Even though Sherman's photographs defy the aesthetic obsession of art photography, they emerge as vibrant symbols, where the photo as an artifact is subservient to photography as a mediating agent. If female roles in movies are simulations, then Sherman's staged images of imagined movie characters are meta-images; they are perfect instances of what Jean Baudrillard calls the simulacrum of the third order. Rejecting the real, yet generating their own sense of reality, they are hyperreal signs par excellence. Since the photos document only constructed scenarios (which is what actual movie stills do as well), their iconic and indexical values are categorically subverted by their role as symbolic signs. Attention to such artifice as the reflection of a glass of wine on a table and a jacket hanging from a chair, or the titles of the books on the library shelf heightens the drama of each scene and intensifies the symbolism of the image. And as symbols, the photos signify the discursive role of photography as a representational mode, no less than they allude to the legacy of gender discourse in American society.

There is no question that projects like Cindy Sherman's “Film Stills” significantly inform the Nigerian-British artist Yinka Shonibare's 1998 series “Diary of a Victorian Dandy”. A set of large color prints in Victorian frames “documents” the daily schedule of a dandy, played by Shonibare himself. Using appropriate settings and a cast of characters, each staged scene meticulously reconstructs the dizzyingly laid-back lifestyle of this Victorian narcissist, surrounded by lackeys – an indispensible component of dandyism – through all hours of day and night. He plays billiard with his shameless toadies at five in the evening, and engages in an open orgy with them at three in the morning. The centrality of an imagined character who is more a social type than a specific individual recalls Sherman's work. However, where Shonibare's project strikingly differs from Sherman's is in his insertion of himself as a dandy without hiding his racial identity.

Dandyism represents a subculture within a colonial society. A dandy was a middle-class young man who so aspired to aristocracy that he rigorously constructed for himself an identity of an eligible socialite. With a persona normalized by Victorian society as a personality, the dandy, then, is a sign of colonial decadence. A black man as a Victorian dandy would be an impossibility, yet that is exactly what seems to happen in the photo series. The son of a Nigerian father and a white English mother, Shonibare is a product of an uneven cross-cultural dynamic, rooted in the colonial discourse of otherness; racial, ethnic and other identity questions have always been a crucial aspect of his life in British society. In response, here he playfully yet aggressively substitutes a postcolonial sign for a colonial one. The stereotypical image of his bi-racial self, however, is a far more multivalent sign than the one it displaces. Shonibare deconstructs the notion of authenticity with regard to identity more forcefully than Sherman. The odd resonance of a black male as a Victorian socialite surrounded by white yes-men uses photography as its active accomplice to wittily imply identity as a social construct. Not only is the artifice of the photographed scenes obvious, but so is the anachronism of the large colour prints in elaborate Victorian frames. Most importantly, it exposes history itself as a construct.

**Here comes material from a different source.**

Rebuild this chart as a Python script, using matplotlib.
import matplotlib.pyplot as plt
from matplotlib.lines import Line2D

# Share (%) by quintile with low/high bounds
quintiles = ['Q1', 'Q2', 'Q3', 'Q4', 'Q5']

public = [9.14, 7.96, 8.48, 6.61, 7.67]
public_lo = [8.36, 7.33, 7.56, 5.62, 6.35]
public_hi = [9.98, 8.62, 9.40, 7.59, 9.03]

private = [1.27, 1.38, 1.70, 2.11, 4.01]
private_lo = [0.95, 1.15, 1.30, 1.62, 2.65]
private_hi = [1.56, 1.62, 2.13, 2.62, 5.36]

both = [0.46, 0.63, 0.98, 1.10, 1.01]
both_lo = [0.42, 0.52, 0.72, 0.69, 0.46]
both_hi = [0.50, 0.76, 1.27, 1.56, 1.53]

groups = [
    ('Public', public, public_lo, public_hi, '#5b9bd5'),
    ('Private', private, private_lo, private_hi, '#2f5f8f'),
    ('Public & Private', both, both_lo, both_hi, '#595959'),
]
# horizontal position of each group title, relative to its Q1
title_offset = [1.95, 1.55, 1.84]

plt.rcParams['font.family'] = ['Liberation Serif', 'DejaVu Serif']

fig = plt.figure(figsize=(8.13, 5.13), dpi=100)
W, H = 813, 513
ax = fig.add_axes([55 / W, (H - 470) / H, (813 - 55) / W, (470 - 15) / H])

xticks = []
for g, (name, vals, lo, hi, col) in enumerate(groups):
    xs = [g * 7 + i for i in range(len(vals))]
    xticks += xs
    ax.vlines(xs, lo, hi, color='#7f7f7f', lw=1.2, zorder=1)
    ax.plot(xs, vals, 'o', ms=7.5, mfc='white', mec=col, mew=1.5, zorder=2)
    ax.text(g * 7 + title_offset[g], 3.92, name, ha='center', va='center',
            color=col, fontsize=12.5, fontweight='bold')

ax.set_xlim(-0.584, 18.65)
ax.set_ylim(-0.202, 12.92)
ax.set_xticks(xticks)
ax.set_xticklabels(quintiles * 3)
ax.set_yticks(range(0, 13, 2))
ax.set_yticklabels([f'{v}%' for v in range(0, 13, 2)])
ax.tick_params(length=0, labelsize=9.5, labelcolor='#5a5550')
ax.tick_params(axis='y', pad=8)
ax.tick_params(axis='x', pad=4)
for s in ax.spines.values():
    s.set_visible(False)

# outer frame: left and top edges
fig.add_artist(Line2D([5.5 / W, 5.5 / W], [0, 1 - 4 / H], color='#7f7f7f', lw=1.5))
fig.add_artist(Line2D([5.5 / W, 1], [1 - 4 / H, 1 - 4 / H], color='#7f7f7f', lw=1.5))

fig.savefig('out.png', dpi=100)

Painting is no longer central to our visual culture. Having lost the codes that once made painted images intelligible across a broad audience, it is now a specialised medium meant for the initiated few. On the other hand, the ubiquity of the photographic image in the over-saturated visual culture of today, cannot be overstated Along with the moving image, it has taken over the public role of painting. What is more, if Modernist art photography once forcefully legitimised the camera, the digital image as a powerful simulacrum has completely undermined it. It would then seem logical to assume that in an age notorious for its manipulation of images, the old faith in the iconic-indexical role of the photograph – its ability to present facts through resemblance – would be a relic of the past. But in fact, the notion of “truth” associated with it still has its firm grip on society. Not only does the photograph remain a reliable arbiter in myriad contexts, from official identification to criminal investigation, but it continues to play a vital role in the art scene as well. As the immense controversy surrounding Andres Serrano's “Piss Christ” and Robert Mapplethorpe's “Portfolio X” in the late 1980s demonstrates, the symbolic function of a photo can still be hijacked by its innate capacity as an icon and an index.

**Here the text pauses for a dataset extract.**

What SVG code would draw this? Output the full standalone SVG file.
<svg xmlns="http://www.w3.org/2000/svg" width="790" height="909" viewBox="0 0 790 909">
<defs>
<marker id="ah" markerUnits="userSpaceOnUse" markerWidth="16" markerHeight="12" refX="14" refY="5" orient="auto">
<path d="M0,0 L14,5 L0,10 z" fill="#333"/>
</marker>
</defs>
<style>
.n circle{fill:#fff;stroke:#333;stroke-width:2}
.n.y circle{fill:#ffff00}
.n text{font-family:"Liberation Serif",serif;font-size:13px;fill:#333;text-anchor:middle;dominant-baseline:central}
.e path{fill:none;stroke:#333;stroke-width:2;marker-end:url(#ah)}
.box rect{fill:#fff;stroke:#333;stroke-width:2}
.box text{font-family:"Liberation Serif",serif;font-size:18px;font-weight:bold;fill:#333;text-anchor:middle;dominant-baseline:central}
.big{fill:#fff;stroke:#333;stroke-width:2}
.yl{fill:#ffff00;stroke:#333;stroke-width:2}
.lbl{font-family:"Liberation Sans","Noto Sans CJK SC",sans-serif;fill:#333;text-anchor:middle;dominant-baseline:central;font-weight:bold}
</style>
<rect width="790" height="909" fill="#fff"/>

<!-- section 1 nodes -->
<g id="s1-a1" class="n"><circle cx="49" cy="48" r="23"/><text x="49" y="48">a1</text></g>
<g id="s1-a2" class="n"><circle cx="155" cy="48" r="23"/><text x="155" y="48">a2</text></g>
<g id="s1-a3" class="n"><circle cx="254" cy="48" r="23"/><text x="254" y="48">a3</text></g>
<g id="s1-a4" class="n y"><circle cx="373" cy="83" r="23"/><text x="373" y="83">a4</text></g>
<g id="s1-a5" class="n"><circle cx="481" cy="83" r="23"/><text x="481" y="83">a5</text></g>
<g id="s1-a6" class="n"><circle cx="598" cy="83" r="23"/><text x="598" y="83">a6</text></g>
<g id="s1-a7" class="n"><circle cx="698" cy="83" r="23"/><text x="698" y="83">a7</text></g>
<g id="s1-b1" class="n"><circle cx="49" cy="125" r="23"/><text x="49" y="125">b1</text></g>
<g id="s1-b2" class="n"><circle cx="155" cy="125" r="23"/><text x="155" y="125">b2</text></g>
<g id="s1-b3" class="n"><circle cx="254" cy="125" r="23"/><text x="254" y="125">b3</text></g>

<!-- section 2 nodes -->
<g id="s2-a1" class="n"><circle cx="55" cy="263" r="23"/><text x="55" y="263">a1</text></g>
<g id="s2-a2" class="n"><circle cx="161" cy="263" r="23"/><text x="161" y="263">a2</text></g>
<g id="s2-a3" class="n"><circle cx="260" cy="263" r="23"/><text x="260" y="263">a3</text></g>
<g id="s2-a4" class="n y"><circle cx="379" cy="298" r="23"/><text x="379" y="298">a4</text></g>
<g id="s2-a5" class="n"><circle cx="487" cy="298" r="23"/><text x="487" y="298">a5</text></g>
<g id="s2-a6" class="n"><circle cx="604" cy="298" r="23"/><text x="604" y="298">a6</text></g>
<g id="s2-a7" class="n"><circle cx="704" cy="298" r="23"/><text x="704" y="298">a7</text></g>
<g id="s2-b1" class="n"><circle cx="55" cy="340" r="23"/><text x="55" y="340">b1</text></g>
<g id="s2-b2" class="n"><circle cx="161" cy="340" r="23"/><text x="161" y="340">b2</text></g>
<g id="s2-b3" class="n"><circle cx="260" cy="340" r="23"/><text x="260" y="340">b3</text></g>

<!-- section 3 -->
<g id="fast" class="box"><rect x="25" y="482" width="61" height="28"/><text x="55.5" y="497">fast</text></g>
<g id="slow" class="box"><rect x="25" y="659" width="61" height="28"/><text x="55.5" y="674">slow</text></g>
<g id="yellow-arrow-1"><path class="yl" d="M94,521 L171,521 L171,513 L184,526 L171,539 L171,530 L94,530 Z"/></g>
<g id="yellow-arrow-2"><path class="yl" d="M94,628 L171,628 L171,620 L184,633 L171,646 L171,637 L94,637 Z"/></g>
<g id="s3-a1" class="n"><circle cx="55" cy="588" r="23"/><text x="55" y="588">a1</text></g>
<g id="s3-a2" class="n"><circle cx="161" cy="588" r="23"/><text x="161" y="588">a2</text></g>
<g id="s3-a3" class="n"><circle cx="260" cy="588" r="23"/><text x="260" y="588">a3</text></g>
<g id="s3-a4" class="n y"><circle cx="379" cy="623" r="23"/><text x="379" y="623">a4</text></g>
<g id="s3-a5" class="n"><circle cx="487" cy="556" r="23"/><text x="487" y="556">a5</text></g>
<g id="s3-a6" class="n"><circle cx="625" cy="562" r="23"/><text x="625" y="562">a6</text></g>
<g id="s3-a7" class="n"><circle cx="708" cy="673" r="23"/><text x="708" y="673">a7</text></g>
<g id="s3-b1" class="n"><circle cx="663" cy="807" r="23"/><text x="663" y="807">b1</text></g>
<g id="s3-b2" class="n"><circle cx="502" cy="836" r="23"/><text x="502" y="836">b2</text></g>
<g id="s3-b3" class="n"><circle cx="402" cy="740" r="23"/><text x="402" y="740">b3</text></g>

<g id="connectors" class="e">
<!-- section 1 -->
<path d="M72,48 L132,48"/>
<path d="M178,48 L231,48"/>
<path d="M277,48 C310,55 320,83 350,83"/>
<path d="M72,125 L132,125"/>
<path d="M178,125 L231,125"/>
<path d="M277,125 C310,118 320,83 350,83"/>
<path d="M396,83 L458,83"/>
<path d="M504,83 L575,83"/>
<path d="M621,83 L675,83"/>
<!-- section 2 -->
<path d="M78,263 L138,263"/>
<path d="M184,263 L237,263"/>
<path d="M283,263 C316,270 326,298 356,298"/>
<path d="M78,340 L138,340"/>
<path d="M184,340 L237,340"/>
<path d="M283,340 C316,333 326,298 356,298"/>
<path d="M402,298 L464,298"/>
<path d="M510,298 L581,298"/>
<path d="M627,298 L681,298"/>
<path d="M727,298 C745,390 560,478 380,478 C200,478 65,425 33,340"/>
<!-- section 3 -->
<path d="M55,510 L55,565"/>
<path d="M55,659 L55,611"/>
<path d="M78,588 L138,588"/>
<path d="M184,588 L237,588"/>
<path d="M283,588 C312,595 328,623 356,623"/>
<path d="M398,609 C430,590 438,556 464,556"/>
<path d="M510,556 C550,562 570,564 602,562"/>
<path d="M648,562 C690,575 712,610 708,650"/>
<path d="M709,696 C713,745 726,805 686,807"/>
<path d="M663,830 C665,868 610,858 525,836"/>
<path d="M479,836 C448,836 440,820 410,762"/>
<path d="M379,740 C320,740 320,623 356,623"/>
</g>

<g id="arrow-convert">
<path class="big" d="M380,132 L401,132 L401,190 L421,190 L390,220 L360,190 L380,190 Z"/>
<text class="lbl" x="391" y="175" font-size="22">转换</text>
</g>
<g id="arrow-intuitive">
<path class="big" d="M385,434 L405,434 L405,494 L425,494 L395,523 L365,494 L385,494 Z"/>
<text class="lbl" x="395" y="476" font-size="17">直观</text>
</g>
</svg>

Photography as a discipline has had to evolve radically to come to terms with such complexity of the role of the photographic image in contemporary visual culture. Despite being thoroughly commoditised and conceptually exhausted, the cult of the print still exists as a retrograde, but a lucrative enterprise with noticeable influence on a substantial following. In fact, there is a market-friendly effort in that milieu to co-opt the aesthetic language of Modernist art photography for the digital image. In more critical circles however, ambitious experiments by the younger generations have pushed the boundaries of the older definitions and norms of art photography. For instance, as more and more photographers critically reinterpret the conventional notion of photo reportage while keeping themselves open to everything from large format cameras to Photoshop and from outdoor shoots to studio constructs, the Modernist distinction between art and documentary photography is significantly blurred. Yet others now explore the ontology of the medium itself. “Working everywhere from Photoshop to woodshop”, writes one critic about certain young artists, “a growing number of photographers shoot, appropriate, manipulate, print, paint, and sculpt their works, making objects that stretch the traditional definition of the medium.” Finally, many artists who do not primarily identify themselves as photographers, rely heavily on photographic images as a vital component of their work.

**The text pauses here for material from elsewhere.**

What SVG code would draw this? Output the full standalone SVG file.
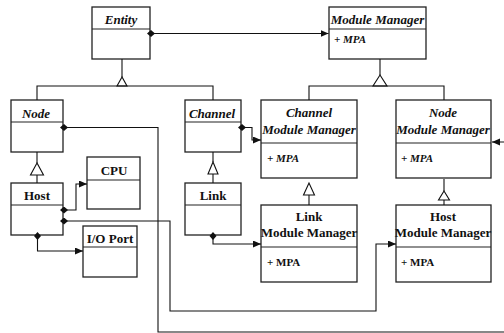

No serious artist or critic today would argue against photography's status as art. More crucially, however, with the total exhaustion of such medium-specific debates in art criticism, the question itself is largely irrelevant in the face of the hybridity of contemporary art. And projects like “Film Stills” and “Diary of a Victorian Dandy” play an instrumental role in making such questions obsolete by recognising the powerful discursive potential of photography, rather than the fetishistic role of the photograph.

The author is Associate Professor of Art History and Critical Studies at the Art Institute of Boston at Lesley University.



¹Abigail Solomon-Godeau, “Photography after Art Photography”. In Brian Wallis ed. Art after Modernism: Rethinking Representation. New York: The New Museum of Contemporary Art & Boston: David R. Godine, Publisher, Inc., 1984: 85.

²For reference to the role of photographs in earthworks, see Sanyal, Sunanda K. “Installation in Perspective: Two Outdoor Projects”. Art News & Views, 3(8), April 2011.